* [DATASET CONTENT]:

++++++++

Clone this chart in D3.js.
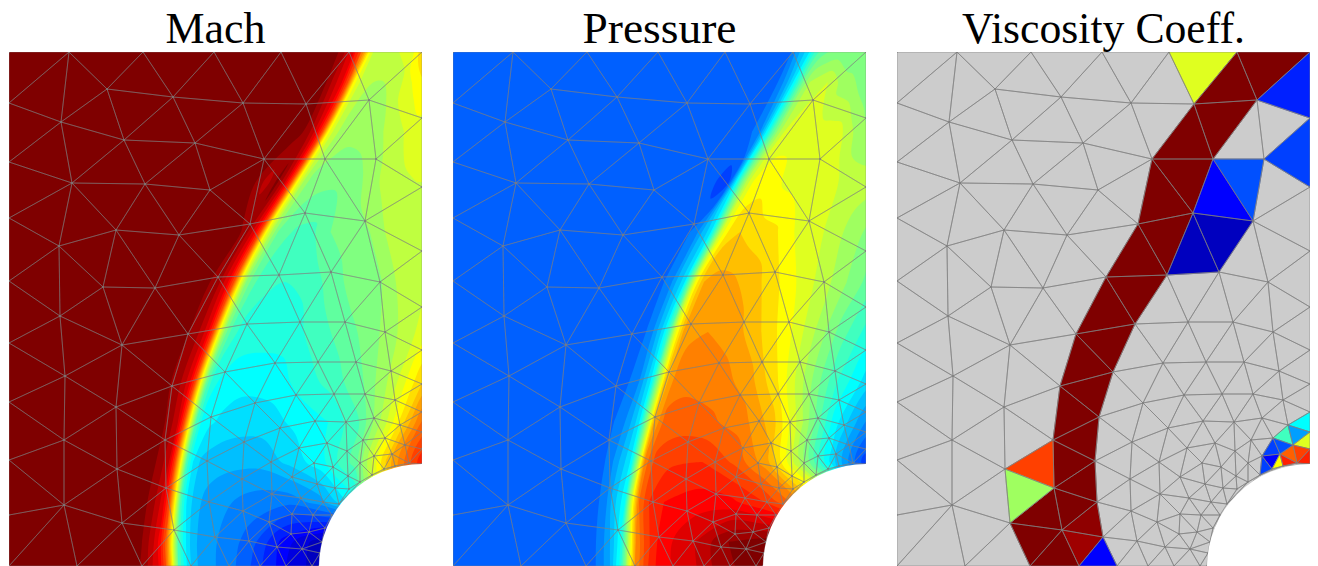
<!DOCTYPE html>
<html>
<head>
<meta charset="utf-8">
<script src="https://cdn.jsdelivr.net/npm/d3@7"></script>
<style>
  html, body { margin: 0; background: #fff; overflow: hidden; }
  text { font-family: "Liberation Serif", serif; }
</style>
</head>
<body>
<svg width="1318" height="566"></svg>
<script>
const titles = ['Mach', 'Pressure', 'Viscosity Coeff.']
const titleWidths = [100, 154, 283]
const panelLeft = [9, 453, 897]

// mesh vertices (pixels inside a 413x514 panel)
const meshNodes = [
  [0,0],[60,0],[134,0],[205,0],[272,0],[340,0],[413,0],
  [0,51],[0,110],[0,166],[0,229],[0,291],[0,350],[0,408],[0,463],[0,514],
  [413,66],[413,135],[413,199],[413,255],[413,298],[413,332],[413,360],[413,380],[413,397],[413,412],
  [68,514],[133,514],[182,514],[220,514],[251,514],[277,514],[303,514],[310,514],
  [98,37],[164,45],[234,51],[297,52],[360,48],
  [52,70],[115,88],[186,91],[255,107],[316,107],[367,107],
  [63,131],[136,132],[201,138],[296,161],[356,169],
  [107,178],[170,183],[241,172],
  [50,194],[94,235],[146,236],[209,225],[270,223],[322,220],[371,230],
  [51,264],[113,293],[179,282],[238,272],[291,270],[336,270],[376,280],
  [56,324],[107,355],[163,334],[216,320],[266,311],[309,310],[347,310],[382,319],
  [202,365],[246,351],[287,343],[325,342],[356,342],[386,348],
  [55,388],[156,388],[108,417],[198,409],[235,390],[271,376],[306,369],[337,370],[365,366],[391,373],
  [262,410],[290,396],[318,391],[354,388],[376,386],[396,393],[338,399],
  [283,425],[305,411],[324,415],[351,411],[365,404],[383,402],[339,424],
  [55,453],[113,471],[157,436],[165,478],[200,450],[206,485],
  [233,427],[234,459],[240,489],[263,442],[260,470],[268,495],
  [292,446],[308,432],[326,436],[314,450],[283,462],[304,463],[282,482],[300,480],[293,497],
  [363,423],[375,417],[386,414],[400,411],[351,430],[340,437],[330,452],[323,463],[316,476],[313,490],[311,501]
]

// colour level of the coloured cells: a point inside the cell, then its level
const viscCells = [
  [303,17,19],[371,16,32],[332,33,32],[324,69,32],[289,89,32],[289,125,32],[264,147,32],[269,185,32],
  [240,207,32],[239,240,32],[209,260,32],[211,291,32],[186,312,32],[194,340,32],[174,362,32],[185,387,32],
  [170,411,32],[185,431,32],[174,454,32],[145,462,32],[137,488,32],[160,502,32],[190,471,31.5],[184,492,31],
  [202,504,4],[395,38,5],[398,103,6],[346,128,6.5],[323,146,4],[325,183,2],[296,201,2],
  [140,414,26],[126,441,17],
  [405,371,12],[388,384,14],[400,382,9],[407,390,19],[403,400,26],[408,407,27],[393,402,25],[385,394,6.5],
  [375,397,6],[374,408,4],[381,411,20],[390,409,27],[368,415,6]
]

// field grid: rows run down the panel, columns follow the shock
const rowY = [-20, 30, 80, 130, 180, 230, 280, 330, 370, 410, 450, 490, 535]
const shockX = [367, 345, 319, 288, 257, 231, 210, 192, 181, 172, 166, 163, 163]
const shockOffsets = [-45, -30, -20, -12, -6, 0, 6, 12, 20, 30, 45]
const wakeFractions = [.15, .3, .45, .6, .75, .9, 1]

// colour levels 0-32 of the jet map, one row per rowY
const machLevels = [
  [32, 32,31.5,29.5,27,24,20,18.5,18,18,19,20, 21,22,23,23,23,22.5,22],
  [32, 32,32,30,28.5,25.5,20,18.5,17.8,17.5,17.5,18, 19,19.5,20,20.5,20.5,20,20],
  [32, 32,32,31,29,26,20,18,17.3,17,16.8,17, 17.5,18,18.5,19,18.8,18.5,18.5],
  [32, 32,30,31.8,29.5,26,20,17.5,16.3,16,15.8,15.8, 16.2,17,18,18.3,18.5,18.5,18.5],
  [32, 32,32,31,29,26,20,17.3,15.5,14.8,14.3,14.2, 15.5,16,16.5,17.8,18,18.3,18.3],
  [32, 32,31.5,30.5,28.5,25.5,20,16.5,15,14,13.7,13.5, 13.8,15,16,16.3,18,18.5,19],
  [32, 32,31.5,30.5,29,26,20,16,14.3,13.3,13,13, 13,14,15,16,17.5,19,19.5],
  [32, 32,31.5,30.5,29,26,20,15,12.8,12.3,12,11.8, 12,13,14,15.5,18,21.5,23],
  [32, 32,32,31,29.5,26,20,14.5,12.2,11.7,11.3,11, 11,11.8,12.5,14.5,19,24.5,26],
  [32, 32,32,31,29.5,26,20,14,11.5,10.3,10,9.8, 9.8,10.8,12.3,15,22,27,28],
  [32, 32,31.8,30.5,29,26,20,14,11.3,10,9.2,8.8, 8,7.8,9,12,20,26,28],
  [32, 32,31.5,30,28,25,20,14.5,12,10,9,8.5, 7,4,2,1,1,1,1],
  [32, 32,31,29.5,28,25,20,14.5,12,10,9,8.5, 6,3.5,1.5,1,1,1,1]
]
const pressureLevels = [
  [7, 7,7,7.5,9,10.5,11.5,13,13.5,14,14,14.5, 15,15,15,15,15,15,15],
  [7, 7,7,7.5,9,11,13.5,16,17.5,18,18.5,17, 16.8,16.5,16,16,16,16,16],
  [7, 7,7,7.5,8.5,11.5,14.5,17,18.5,19,19,19, 19,19,18,17,16.5,16.5,16.5],
  [7, 7,7,6,6.5,11,15,18,19.5,20,20,19.3, 19,19,19,18,18,18,18],
  [7, 7,7,7.5,8.5,10,11,15,19,21,21.5,21, 20.7,19.5,19,18,17,16,16],
  [7, 7,7,7.5,8.5,10,11,15.5,20,22.5,22.8,22.8, 22,20.7,19.3,18,16.5,15,14.5],
  [7, 7,7,7.2,8,9.5,11,14,19,22.5,23.3,23.5, 23,21.5,19.8,17.5,15,13,12.5],
  [7, 7,7,7.2,7.8,8.5,10,11.7,16,22,24,24.2, 24,23,20.5,17,13.5,11,10],
  [7, 7,7,7.5,8,9,10,11.7,16,22.5,24.8,25, 24.7,24,22,17.5,12,8.5,7.5],
  [7, 7,7,7.5,8.5,9.5,10.5,11.7,16.5,24,25.8,26.3, 26.5,25.3,22.8,17.5,11,6,6],
  [7, 7,7,7.5,8.5,10,11,12.5,18.5,24.5,26.5,27.5, 28,27.8,26.5,24,20,10,6],
  [7, 7,7,7.5,8.5,9.5,11,13,17.5,23.5,26,28, 29.5,31.5,32,32,32,32,32],
  [7, 7,7,7.5,8.5,9.5,11,13,17,23,26,28, 29,31,32,32,32,32,32]
]

const panelWidth = 413
const panelHeight = 514
const panelTop = 52
const holeCentre = [413, 515]
const holeRadius = 103
const rightEdge = 433

const svg = d3.select('svg')
const jet = d3.scaleLinear()
  .domain([0, 4, 12, 20, 28, 32])
  .range(['#00007f', '#0000ff', '#00ffff', '#ffff00', '#ff0000', '#7f0000'])
const thresholds = d3.range(0.5, 32, 1)

function columnX(row, col) {
  if (col === 0) return -20
  const s = shockX[row]
  if (col <= shockOffsets.length) return s + shockOffsets[col - 1]
  const start = s + shockOffsets[shockOffsets.length - 1]
  return start + wakeFractions[col - shockOffsets.length - 1] * (rightEdge - start)
}

// contour coordinates -> panel coordinates
function gridToPanel(point) {
  const cols = shockOffsets.length + wakeFractions.length + 1
  const u = Math.max(0, Math.min(cols - 1, point[0] - 0.5))
  const v = Math.max(0, Math.min(rowY.length - 1, point[1] - 0.5))
  const c = Math.min(cols - 2, Math.floor(u))
  const r = Math.min(rowY.length - 2, Math.floor(v))
  const xTop = d3.interpolateNumber(columnX(r, c), columnX(r, c + 1))(u - c)
  const xBottom = d3.interpolateNumber(columnX(r + 1, c), columnX(r + 1, c + 1))(u - c)
  return [xTop + (xBottom - xTop) * (v - r), rowY[r] + (rowY[r + 1] - rowY[r]) * (v - r)]
}

function insideHole(x, y) {
  return Math.hypot(x - holeCentre[0], y - holeCentre[1]) < holeRadius
}

// triangulate the vertices, drop whatever lands in the cylinder
const delaunay = d3.Delaunay.from(meshNodes)
let triangles = []
for (let i = 0; i < delaunay.triangles.length; i += 3) {
  const tri = [delaunay.triangles[i], delaunay.triangles[i + 1], delaunay.triangles[i + 2]].map(n => meshNodes[n])
  if (!insideHole(d3.mean(tri, d => d[0]), d3.mean(tri, d => d[1]))) triangles.push(tri)
}

function drawField(g, levels, x, y) {
  const values = levels.flat()
  const contours = d3.contours()
    .size([levels[0].length, levels.length])
    .thresholds(thresholds)(values)
  const ring = d3.line()
    .x(d => x(d[0]))
    .y(d => y(d[1]))
    .curve(d3.curveCatmullRomClosed.alpha(0.5))
  g.append('rect')
    .attr('x', x(0)).attr('y', y(0))
    .attr('width', panelWidth).attr('height', panelHeight)
    .attr('fill', jet(0))
  contours.forEach(c => {
    if (!c.coordinates.length) return
    const d = c.coordinates
      .flatMap(polygon => polygon.map(r => ring(r.slice(0, -1).map(gridToPanel))))
      .join('')
    g.append('path')
      .attr('d', d)
      .attr('fill', jet(c.value + 0.5))
      .attr('fill-rule', 'evenodd')
  })
}

function drawCells(g, x, y) {
  g.append('rect')
    .attr('x', x(0)).attr('y', y(0))
    .attr('width', panelWidth).attr('height', panelHeight)
    .attr('fill', '#cccccc')
  viscCells.forEach(cell => {
    const tri = triangles.find(t => d3.polygonContains(t, [cell[0], cell[1]]))
    if (!tri) return
    g.append('path')
      .attr('d', d3.line().x(d => x(d[0])).y(d => y(d[1]))(tri) + 'Z')
      .attr('fill', jet(cell[2]))
      .attr('stroke', jet(cell[2]))
      .attr('stroke-width', 0.5)
  })
}

titles.forEach((title, i) => {
  const x = d3.scaleLinear().domain([0, panelWidth]).range([panelLeft[i], panelLeft[i] + panelWidth])
  const y = d3.scaleLinear().domain([0, panelHeight]).range([panelTop, panelTop + panelHeight])

  svg.append('clipPath').attr('id', 'clip' + i)
    .append('rect')
    .attr('x', x(0)).attr('y', y(0))
    .attr('width', panelWidth).attr('height', panelHeight)
  const g = svg.append('g').attr('clip-path', `url(#clip${i})`)

  if (i === 0) drawField(g, machLevels, x, y)
  if (i === 1) drawField(g, pressureLevels, x, y)
  if (i === 2) drawCells(g, x, y)

  g.append('path')
    .attr('d', triangles.map(t => d3.line().x(d => x(d[0])).y(d => y(d[1]))(t) + 'Z').join(''))
    .attr('fill', 'none')
    .attr('stroke', '#808080')
    .attr('stroke-opacity', i === 2 ? 0.9 : 0.65)
    .attr('stroke-width', 0.7)
    .attr('stroke-linejoin', 'round')

  g.selectAll('.node')
    .data(meshNodes)
    .join('circle')
    .attr('cx', d => x(d[0]))
    .attr('cy', d => y(d[1]))
    .attr('r', 0.9)
    .attr('fill', '#7c7c7c')
    .attr('fill-opacity', i === 2 ? 0.5 : 0.8)

  g.append('circle')
    .attr('cx', x(holeCentre[0]))
    .attr('cy', y(holeCentre[1]))
    .attr('r', holeRadius)
    .attr('fill', '#fff')

  svg.append('text')
    .attr('x', x(panelWidth / 2))
    .attr('y', 43)
    .attr('text-anchor', 'middle')
    .attr('font-size', 44)
    .attr('textLength', titleWidths[i])
    .attr('lengthAdjust', 'spacingAndGlyphs')
    .attr('fill', '#000')
    .text(title)
})
</script>
</body>
</html>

++++++++

* [TASK DESCRIPTION]: Return the material line for line, from its beginning to the line that contains "const panelLeft = [9, 453, 897]", with the pictures left out.

* [WRITTEN REPLY]:
Clone this chart in D3.js.
<!DOCTYPE html>
<html>
<head>
<meta charset="utf-8">
<script src="https://cdn.jsdelivr.net/npm/d3@7"></script>
<style>
  html, body { margin: 0; background: #fff; overflow: hidden; }
  text { font-family: "Liberation Serif", serif; }
</style>
</head>
<body>
<svg width="1318" height="566"></svg>
<script>
const titles = ['Mach', 'Pressure', 'Viscosity Coeff.']
const titleWidths = [100, 154, 283]
const panelLeft = [9, 453, 897]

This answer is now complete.